▶ [Your objective]
Search the material for the string "this", then return every line where it is found.

▶ [Record excerpts]
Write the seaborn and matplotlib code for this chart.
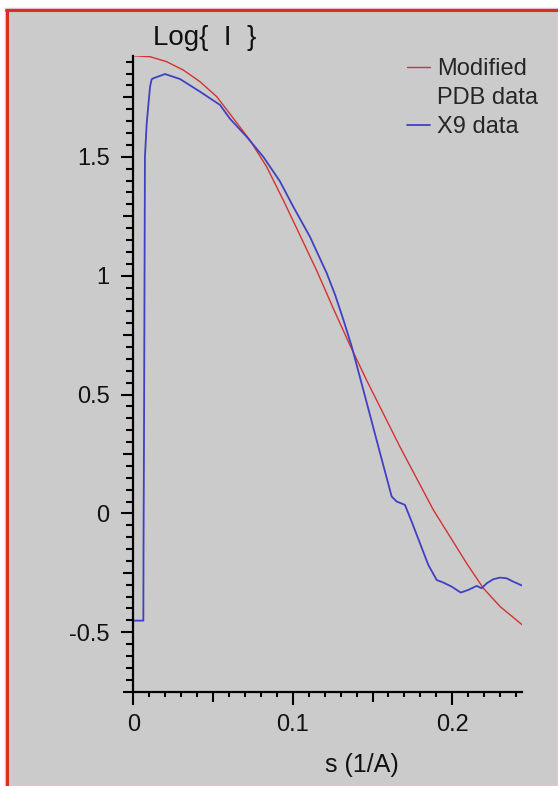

...

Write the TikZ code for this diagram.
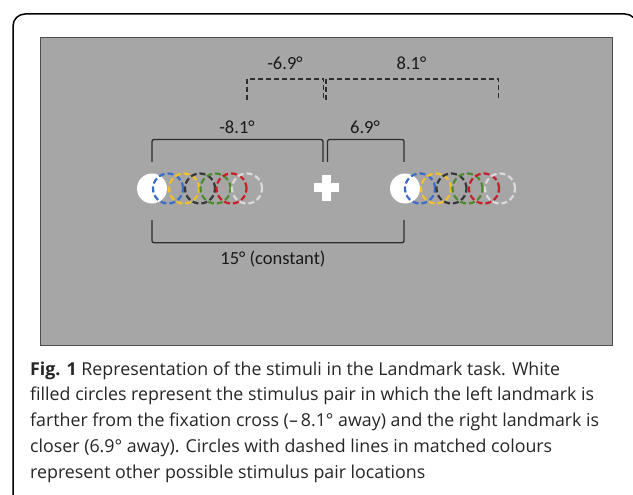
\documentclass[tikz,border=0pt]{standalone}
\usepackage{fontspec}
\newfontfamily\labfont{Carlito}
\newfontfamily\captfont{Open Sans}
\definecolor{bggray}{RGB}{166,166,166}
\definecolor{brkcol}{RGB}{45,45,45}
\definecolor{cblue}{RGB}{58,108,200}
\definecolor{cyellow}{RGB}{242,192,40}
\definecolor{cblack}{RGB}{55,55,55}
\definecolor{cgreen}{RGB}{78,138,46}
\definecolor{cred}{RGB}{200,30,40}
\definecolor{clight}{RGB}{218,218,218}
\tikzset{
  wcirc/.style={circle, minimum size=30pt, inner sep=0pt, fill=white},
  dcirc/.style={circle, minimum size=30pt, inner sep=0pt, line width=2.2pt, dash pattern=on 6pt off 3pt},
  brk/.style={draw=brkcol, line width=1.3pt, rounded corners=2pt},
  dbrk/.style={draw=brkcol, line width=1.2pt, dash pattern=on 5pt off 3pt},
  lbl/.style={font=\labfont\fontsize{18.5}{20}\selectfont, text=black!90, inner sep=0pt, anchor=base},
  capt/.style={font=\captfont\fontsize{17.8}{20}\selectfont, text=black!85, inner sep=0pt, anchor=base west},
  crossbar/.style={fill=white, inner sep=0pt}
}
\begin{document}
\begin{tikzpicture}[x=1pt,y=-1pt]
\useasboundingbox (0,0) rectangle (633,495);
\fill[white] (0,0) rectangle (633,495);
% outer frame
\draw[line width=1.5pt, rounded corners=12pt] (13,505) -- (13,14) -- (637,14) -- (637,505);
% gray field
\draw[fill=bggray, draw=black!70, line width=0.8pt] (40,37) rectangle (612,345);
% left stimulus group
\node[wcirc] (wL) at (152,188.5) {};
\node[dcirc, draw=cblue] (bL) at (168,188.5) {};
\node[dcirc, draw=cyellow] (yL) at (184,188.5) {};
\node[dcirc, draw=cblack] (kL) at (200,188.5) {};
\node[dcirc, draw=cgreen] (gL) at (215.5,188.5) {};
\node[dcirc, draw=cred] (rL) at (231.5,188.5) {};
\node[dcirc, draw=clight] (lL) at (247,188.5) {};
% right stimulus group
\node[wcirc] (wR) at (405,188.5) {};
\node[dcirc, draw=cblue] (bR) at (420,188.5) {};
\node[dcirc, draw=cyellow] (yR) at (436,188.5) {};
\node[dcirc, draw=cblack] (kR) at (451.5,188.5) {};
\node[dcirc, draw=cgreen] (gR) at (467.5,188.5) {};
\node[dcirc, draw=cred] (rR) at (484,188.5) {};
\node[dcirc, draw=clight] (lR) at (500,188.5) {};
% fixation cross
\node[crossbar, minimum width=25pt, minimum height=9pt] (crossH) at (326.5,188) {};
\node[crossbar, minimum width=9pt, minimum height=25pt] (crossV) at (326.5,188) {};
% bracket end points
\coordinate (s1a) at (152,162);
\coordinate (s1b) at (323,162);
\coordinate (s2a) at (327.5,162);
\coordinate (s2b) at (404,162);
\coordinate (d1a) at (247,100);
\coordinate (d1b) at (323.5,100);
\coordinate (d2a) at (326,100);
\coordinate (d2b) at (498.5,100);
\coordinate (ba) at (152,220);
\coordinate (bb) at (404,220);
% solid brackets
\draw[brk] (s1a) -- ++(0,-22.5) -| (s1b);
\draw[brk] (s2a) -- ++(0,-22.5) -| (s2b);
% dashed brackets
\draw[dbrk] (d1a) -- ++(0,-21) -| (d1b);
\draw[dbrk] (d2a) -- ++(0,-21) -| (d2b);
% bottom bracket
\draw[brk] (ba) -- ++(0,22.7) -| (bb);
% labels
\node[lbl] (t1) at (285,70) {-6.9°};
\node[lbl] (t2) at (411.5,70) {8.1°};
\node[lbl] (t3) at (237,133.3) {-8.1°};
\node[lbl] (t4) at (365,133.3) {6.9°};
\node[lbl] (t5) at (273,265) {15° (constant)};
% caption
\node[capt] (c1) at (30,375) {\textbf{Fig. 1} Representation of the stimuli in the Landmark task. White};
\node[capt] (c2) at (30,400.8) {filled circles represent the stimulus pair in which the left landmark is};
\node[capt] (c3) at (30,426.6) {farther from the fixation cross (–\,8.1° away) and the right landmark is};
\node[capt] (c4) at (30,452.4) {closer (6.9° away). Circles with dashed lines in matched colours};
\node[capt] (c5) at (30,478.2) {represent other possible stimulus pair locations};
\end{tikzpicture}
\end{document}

▶ [The completed task]
Write the seaborn and matplotlib code for this chart.
Write the TikZ code for this diagram.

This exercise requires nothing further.